> DIRECTIVE:
Seek out every line containing the word "matplotlib", and copy each.

— Start of DATA SHOWN —

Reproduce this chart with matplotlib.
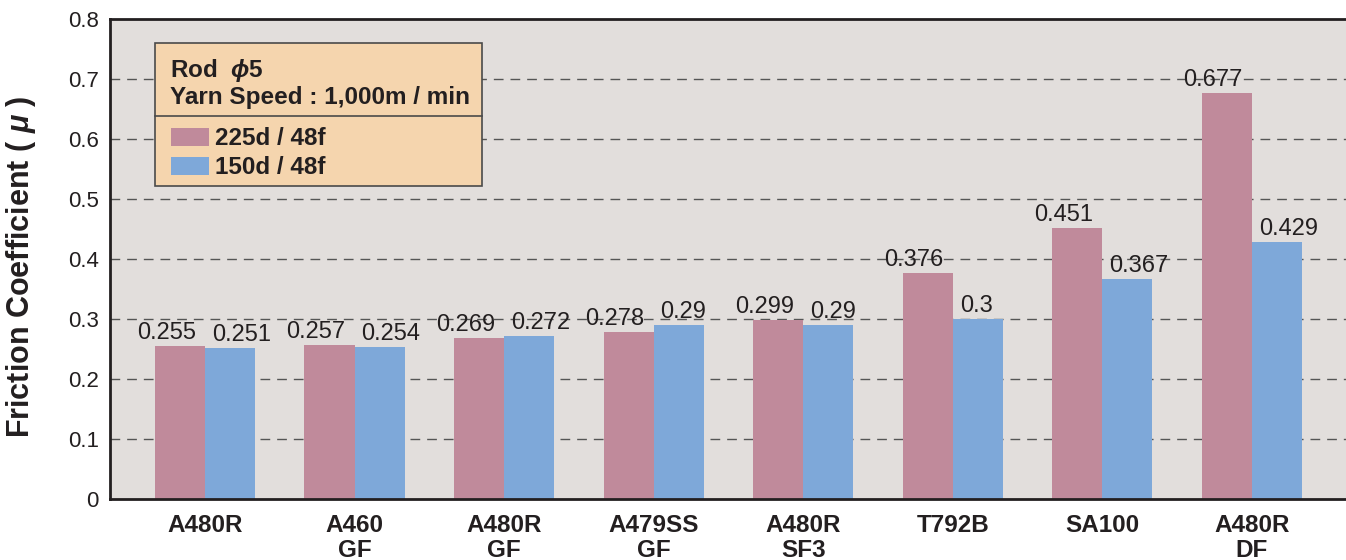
import numpy as np
import matplotlib.pyplot as plt
from matplotlib.patches import Rectangle
from matplotlib.lines import Line2D

plt.rcParams['font.family'] = ['Liberation Sans', 'DejaVu Sans']
plt.rcParams['mathtext.fontset'] = 'custom'
plt.rcParams['mathtext.it'] = 'Liberation Sans:italic:bold'
plt.rcParams['mathtext.rm'] = 'Liberation Sans:bold'
plt.rcParams['mathtext.bf'] = 'Liberation Sans:bold'

#%% Data
categories = ['A480R', 'A460\nGF', 'A480R\nGF', 'A479SS\nGF', 'A480R\nSF3',
              'T792B', 'SA100', 'A480R\nDF']
series_names = ['225d / 48f', '150d / 48f']
vals_225 = [0.255, 0.257, 0.269, 0.278, 0.299, 0.376, 0.451, 0.677]
vals_150 = [0.251, 0.254, 0.272, 0.29, 0.29, 0.3, 0.367, 0.429]
yticks = [0, 0.1, 0.2, 0.3, 0.4, 0.5, 0.6, 0.7, 0.8]
ytick_labels = ['0', '0.1', '0.2', '0.3', '0.4', '0.5', '0.6', '0.7', '0.8']

#%% Style
bg = '#E2DEDC'
pink = '#C08A9B'
blue = '#7EA8D9'
box_fill = '#F5D5AE'
txt = '#231F20'
W, H = 1346, 560

fig = plt.figure(figsize=(W / 100, H / 100), dpi=100)
ax = fig.add_axes([110 / W, 1 - 499 / H, 1 - 110 / W, 480 / H])
ax.set_facecolor(bg)

x = np.arange(len(categories))
bw = 0.335
b1 = ax.bar(x - bw / 2, vals_225, bw, color=pink, zorder=2)
b2 = ax.bar(x + bw / 2, vals_150, bw, color=blue, zorder=2)

# value labels: pink ones right-aligned, blue ones left-aligned
for rect, v in zip(b1, vals_225):
    ax.annotate(f'{v:g}', (rect.get_x() + rect.get_width(), v),
                xytext=(-6.5, 5), textcoords='offset points',
                ha='right', va='baseline', fontsize=17, color=txt, zorder=3)
for rect, v in zip(b2, vals_150):
    ax.annotate(f'{v:g}', (rect.get_x(), v),
                xytext=(5, 5), textcoords='offset points',
                ha='left', va='baseline', fontsize=17, color=txt, zorder=3)

ax.set_xlim(-0.635, len(categories) - 1 + 0.63)
ax.set_ylim(0, 0.8)
ax.set_yticks(yticks)
ax.set_yticklabels(ytick_labels, fontsize=16, color=txt)
ax.set_xticks(x)
ax.set_xticklabels(categories, fontsize=17.5, fontweight='bold', color=txt,
                   linespacing=1.12, va='top')
ax.tick_params(axis='both', length=0)
ax.tick_params(axis='y', pad=8)
ax.tick_params(axis='x', pad=11)

for yv in yticks[1:-1]:
    ax.axhline(yv, color='#555555', lw=1.0, ls=(0, (7, 5)), zorder=1)

for side in ['left', 'bottom', 'top']:
    ax.spines[side].set_color('#231F20')
    ax.spines[side].set_linewidth(2)
ax.spines['right'].set_visible(False)

ax.set_ylabel(r'Friction Coefficient ( $\mu$ )', fontsize=22,
              fontweight='bold', color=txt)
ax.yaxis.set_label_coords(-0.058, 0.483)

#%% Legend box drawn by hand (two-part box)
def fx(px):
    return px / W

def fy(py):
    return 1 - py / H

fig.add_artist(Rectangle((fx(155), fy(186)), fx(482) - fx(155), fy(43) - fy(186),
                         transform=fig.transFigure, facecolor=box_fill,
                         edgecolor='#4a4a4a', lw=1.2, zorder=5))
fig.add_artist(Line2D([fx(155), fx(482)], [fy(116), fy(116)],
                      transform=fig.transFigure, color='#4a4a4a', lw=1.2, zorder=6))
fig.text(fx(170), fy(77), r'Rod  $\it{\phi}$5', fontsize=17.5, fontweight='bold',
         color=txt, va='baseline', zorder=7)
fig.text(fx(170), fy(104), 'Yarn Speed : 1,000m / min', fontsize=17.5,
         fontweight='bold', color=txt, va='baseline', zorder=7)
for i, (name, col) in enumerate(zip(series_names, [pink, blue])):
    top = 128 + i * 29
    fig.add_artist(Rectangle((fx(171), fy(top + 18)), fx(38), fy(0) - fy(18),
                             transform=fig.transFigure, facecolor=col,
                             edgecolor='none', zorder=7))
    fig.text(fx(215), fy(top + 17), name, fontsize=17.5, fontweight='bold',
             color=txt, va='baseline', zorder=7)

fig.savefig('out.png', dpi=100, facecolor='white')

— End of DATA SHOWN —

> FINAL RESULT:
Reproduce this chart with matplotlib.
import matplotlib.pyplot as plt
from matplotlib.patches import Rectangle
from matplotlib.lines import Line2D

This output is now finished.